* _Work to be completed_
Set the listing down again exactly, please, apart from its pictures.

===

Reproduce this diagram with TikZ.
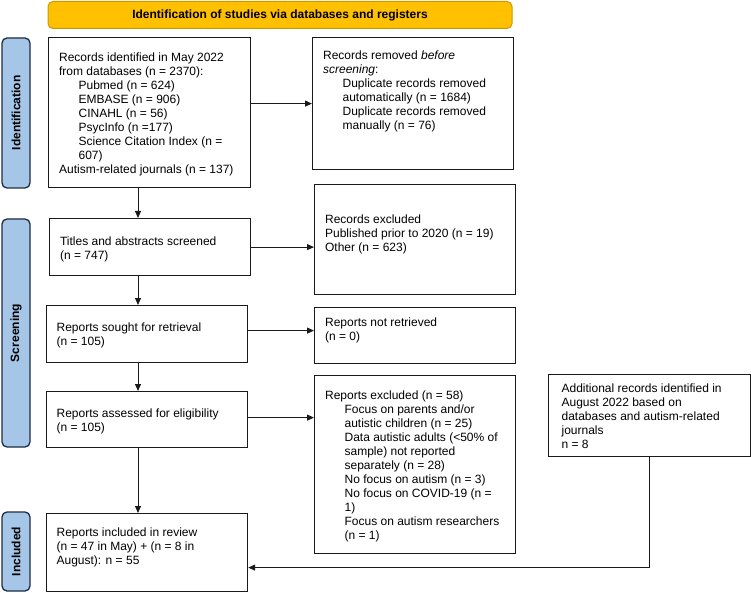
\documentclass[tikz,border=0pt]{standalone}
\usepackage{fontspec}
\setmainfont{Liberation Sans}
\usepackage{xcolor}
\usepackage{tikz}
\usetikzlibrary{arrows.meta}
\definecolor{headerfill}{HTML}{FFC000}
\definecolor{headerdraw}{HTML}{C99A00}
\definecolor{stagefill}{HTML}{A6C6E8}
\definecolor{stagedraw}{HTML}{1F2B45}
\definecolor{boxdraw}{HTML}{1A1A1A}
\tikzset{
  >=Triangle,
  header box/.style={
    rounded corners=5pt,
    fill=headerfill,
    draw=headerdraw,
    line width=1pt,
    minimum width=464pt,
    minimum height=27pt,
    inner sep=0pt,
    font=\bfseries\fontsize{12}{14}\selectfont
  },
  stage box/.style={
    rounded corners=5pt,
    fill=stagefill,
    draw=stagedraw,
    line width=1.3pt,
    rotate=90,
    minimum height=28pt,
    inner sep=0pt,
    font=\bfseries\fontsize{12}{14}\selectfont
  },
  flow box/.style={
    draw=boxdraw,
    line width=1.2pt,
    inner sep=0pt,
    anchor=north west,
    font=\fontsize{12}{14}\selectfont
  },
  flow arrow/.style={
    draw=boxdraw,
    line width=1pt,
    -{Triangle[length=7pt,width=6pt]}
  }
}
% width, height, top gap, lines
\newcommand{\boxlines}[4]{%
  \parbox[c][#2][t]{#1}{\vspace*{#3}\raggedright\leftskip=10.5pt\relax #4}}
\newcommand{\sublvl}{\hspace*{19.5pt}}

\begin{document}
\begin{tikzpicture}[x=1pt,y=-1pt]
  \useasboundingbox (0,0) rectangle (751,593);

  \node[header box] (header) at (280,15)
    {Identification of studies via databases and registers};

  \node[stage box,minimum width=150pt] (stage-id)  at (16,113)   {Identification};
  \node[stage box,minimum width=228pt] (stage-scr) at (16,333)   {Screening};
  \node[stage box,minimum width=79pt]  (stage-inc) at (16,551.5) {Included};

  \node[flow box] (db) at (48,37) {\boxlines{202pt}{150pt}{15pt}{%
    Records identified in May 2022\\
    from databases (n = 2370):\\
    \sublvl Pubmed (n = 624)\\
    \sublvl EMBASE (n = 906)\\
    \sublvl CINAHL (n = 56)\\
    \sublvl PsycInfo (n =177)\\
    \sublvl Science Citation Index (n =\\
    \sublvl 607)\\
    Autism-related journals (n = 137)}};
  \node[flow box] (removed) at (312,37) {\boxlines{201pt}{132pt}{13.5pt}{%
    Records removed \textit{before}\\
    \textit{screening}:\\
    \sublvl Duplicate records removed\\
    \sublvl automatically (n = 1684)\\
    \sublvl Duplicate records removed\\
    \sublvl manually (n = 76)}};

  \node[flow box] (screened) at (49,218) {\boxlines{201pt}{57pt}{18.5pt}{%
    Titles and abstracts screened\\
    (n = 747)}};
  \node[flow box] (excluded) at (314,184) {\boxlines{201pt}{110pt}{30.5pt}{%
    Records excluded\\
    Published prior to 2020 (n = 19)\\
    Other (n = 623)}};

  \node[flow box] (sought) at (45.5,305) {\boxlines{201.5pt}{57pt}{17.5pt}{%
    Reports sought for retrieval\\
    (n = 105)}};
  \node[flow box] (not-retrieved) at (314,307) {\boxlines{201pt}{56pt}{10.5pt}{%
    Reports not retrieved\\
    (n = 0)}};

  \node[flow box] (assessed) at (45.5,391) {\boxlines{201.5pt}{56pt}{17.5pt}{%
    Reports assessed for eligibility\\
    (n = 105)}};
  \node[flow box] (rep-excluded) at (314,375) {\boxlines{201pt}{178pt}{15.5pt}{%
    Reports excluded (n = 58)\\
    \sublvl Focus on parents and/or\\
    \sublvl autistic children (n = 25)\\
    \sublvl Data autistic adults (<50\% of\\
    \sublvl sample) not reported\\
    \sublvl separately (n = 28)\\
    \sublvl No focus on autism (n = 3)\\
    \sublvl No focus on COVID-19 (n =\\
    \sublvl 1)\\
    \sublvl Focus on autism researchers\\
    \sublvl (n = 1)}};
  \node[flow box] (additional) at (548,374) {\boxlines{202pt}{82pt}{9.5pt}{%
    \hspace*{2.5pt}Additional records identified in\\
    \hspace*{2.5pt}August 2022 based on\\
    \hspace*{2.5pt}databases and autism-related\\
    \hspace*{2.5pt}journals\\
    \hspace*{2.5pt}n = 8}};

  \node[flow box] (included) at (45.5,513) {\boxlines{201.5pt}{78pt}{14.5pt}{%
    Reports included in review\\
    (n = 47 in May) + (n = 8 in\\
    August): n = 55}};

  % main column
  \coordinate (spine) at (138,0);
  \draw[flow arrow] (db.south -| spine) -- (screened.north -| spine);
  \draw[flow arrow] (screened.south -| spine) -- (sought.north -| spine);
  \draw[flow arrow] (sought.south -| spine) -- (assessed.north -| spine);
  \draw[flow arrow] (assessed.south -| spine) -- (included.north -| spine);

  % side exits
  \draw[flow arrow] (db.east |- removed.west) -- (removed.west);
  \draw[flow arrow] (screened.east) -- (screened.east -| excluded.west);
  \draw[flow arrow] ([yshift=3.5pt]sought.east) -- ([yshift=3.5pt]sought.east -| not-retrieved.west);
  \draw[flow arrow] ([yshift=2pt]assessed.east) -- ([yshift=2pt]assessed.east -| rep-excluded.west);

  \draw[flow arrow] (additional.south) |- ([yshift=-15pt]included.east);
\end{tikzpicture}
\end{document}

===

* _Complete answer_
Reproduce this diagram with TikZ.
\documentclass[tikz,border=0pt]{standalone}
\usepackage{fontspec}
\setmainfont{Liberation Sans}
\usepackage{xcolor}
\usepackage{tikz}
\usetikzlibrary{arrows.meta}
\definecolor{headerfill}{HTML}{FFC000}
\definecolor{headerdraw}{HTML}{C99A00}
\definecolor{stagefill}{HTML}{A6C6E8}
\definecolor{stagedraw}{HTML}{1F2B45}
\definecolor{boxdraw}{HTML}{1A1A1A}
\tikzset{
  >=Triangle,
  header box/.style={
    rounded corners=5pt,
    fill=headerfill,
    draw=headerdraw,
    line width=1pt,
    minimum width=464pt,
    minimum height=27pt,
    inner sep=0pt,
    font=\bfseries\fontsize{12}{14}\selectfont
  },
  stage box/.style={
    rounded corners=5pt,
    fill=stagefill,
    draw=stagedraw,
    line width=1.3pt,
    rotate=90,
    minimum height=28pt,
    inner sep=0pt,
    font=\bfseries\fontsize{12}{14}\selectfont
  },
  flow box/.style={
    draw=boxdraw,
    line width=1.2pt,
    inner sep=0pt,
    anchor=north west,
    font=\fontsize{12}{14}\selectfont
  },
  flow arrow/.style={
    draw=boxdraw,
    line width=1pt,
    -{Triangle[length=7pt,width=6pt]}
  }
}
% width, height, top gap, lines
\newcommand{\boxlines}[4]{%
  \parbox[c][#2][t]{#1}{\vspace*{#3}\raggedright\leftskip=10.5pt\relax #4}}
\newcommand{\sublvl}{\hspace*{19.5pt}}

\begin{document}
\begin{tikzpicture}[x=1pt,y=-1pt]
  \useasboundingbox (0,0) rectangle (751,593);

  \node[header box] (header) at (280,15)
    {Identification of studies via databases and registers};

  \node[stage box,minimum width=150pt] (stage-id)  at (16,113)   {Identification};
  \node[stage box,minimum width=228pt] (stage-scr) at (16,333)   {Screening};
  \node[stage box,minimum width=79pt]  (stage-inc) at (16,551.5) {Included};

  \node[flow box] (db) at (48,37) {\boxlines{202pt}{150pt}{15pt}{%
    Records identified in May 2022\\
    from databases (n = 2370):\\
    \sublvl Pubmed (n = 624)\\
    \sublvl EMBASE (n = 906)\\
    \sublvl CINAHL (n = 56)\\
    \sublvl PsycInfo (n =177)\\
    \sublvl Science Citation Index (n =\\
    \sublvl 607)\\
    Autism-related journals (n = 137)}};
  \node[flow box] (removed) at (312,37) {\boxlines{201pt}{132pt}{13.5pt}{%
    Records removed \textit{before}\\
    \textit{screening}:\\
    \sublvl Duplicate records removed\\
    \sublvl automatically (n = 1684)\\
    \sublvl Duplicate records removed\\
    \sublvl manually (n = 76)}};

  \node[flow box] (screened) at (49,218) {\boxlines{201pt}{57pt}{18.5pt}{%
    Titles and abstracts screened\\
    (n = 747)}};
  \node[flow box] (excluded) at (314,184) {\boxlines{201pt}{110pt}{30.5pt}{%
    Records excluded\\
    Published prior to 2020 (n = 19)\\
    Other (n = 623)}};

  \node[flow box] (sought) at (45.5,305) {\boxlines{201.5pt}{57pt}{17.5pt}{%
    Reports sought for retrieval\\
    (n = 105)}};
  \node[flow box] (not-retrieved) at (314,307) {\boxlines{201pt}{56pt}{10.5pt}{%
    Reports not retrieved\\
    (n = 0)}};

  \node[flow box] (assessed) at (45.5,391) {\boxlines{201.5pt}{56pt}{17.5pt}{%
    Reports assessed for eligibility\\
    (n = 105)}};
  \node[flow box] (rep-excluded) at (314,375) {\boxlines{201pt}{178pt}{15.5pt}{%
    Reports excluded (n = 58)\\
    \sublvl Focus on parents and/or\\
    \sublvl autistic children (n = 25)\\
    \sublvl Data autistic adults (<50\% of\\
    \sublvl sample) not reported\\
    \sublvl separately (n = 28)\\
    \sublvl No focus on autism (n = 3)\\
    \sublvl No focus on COVID-19 (n =\\
    \sublvl 1)\\
    \sublvl Focus on autism researchers\\
    \sublvl (n = 1)}};
  \node[flow box] (additional) at (548,374) {\boxlines{202pt}{82pt}{9.5pt}{%
    \hspace*{2.5pt}Additional records identified in\\
    \hspace*{2.5pt}August 2022 based on\\
    \hspace*{2.5pt}databases and autism-related\\
    \hspace*{2.5pt}journals\\
    \hspace*{2.5pt}n = 8}};

  \node[flow box] (included) at (45.5,513) {\boxlines{201.5pt}{78pt}{14.5pt}{%
    Reports included in review\\
    (n = 47 in May) + (n = 8 in\\
    August): n = 55}};

  % main column
  \coordinate (spine) at (138,0);
  \draw[flow arrow] (db.south -| spine) -- (screened.north -| spine);
  \draw[flow arrow] (screened.south -| spine) -- (sought.north -| spine);
  \draw[flow arrow] (sought.south -| spine) -- (assessed.north -| spine);
  \draw[flow arrow] (assessed.south -| spine) -- (included.north -| spine);

  % side exits
  \draw[flow arrow] (db.east |- removed.west) -- (removed.west);
  \draw[flow arrow] (screened.east) -- (screened.east -| excluded.west);
  \draw[flow arrow] ([yshift=3.5pt]sought.east) -- ([yshift=3.5pt]sought.east -| not-retrieved.west);
  \draw[flow arrow] ([yshift=2pt]assessed.east) -- ([yshift=2pt]assessed.east -| rep-excluded.west);

  \draw[flow arrow] (additional.south) |- ([yshift=-15pt]included.east);
\end{tikzpicture}
\end{document}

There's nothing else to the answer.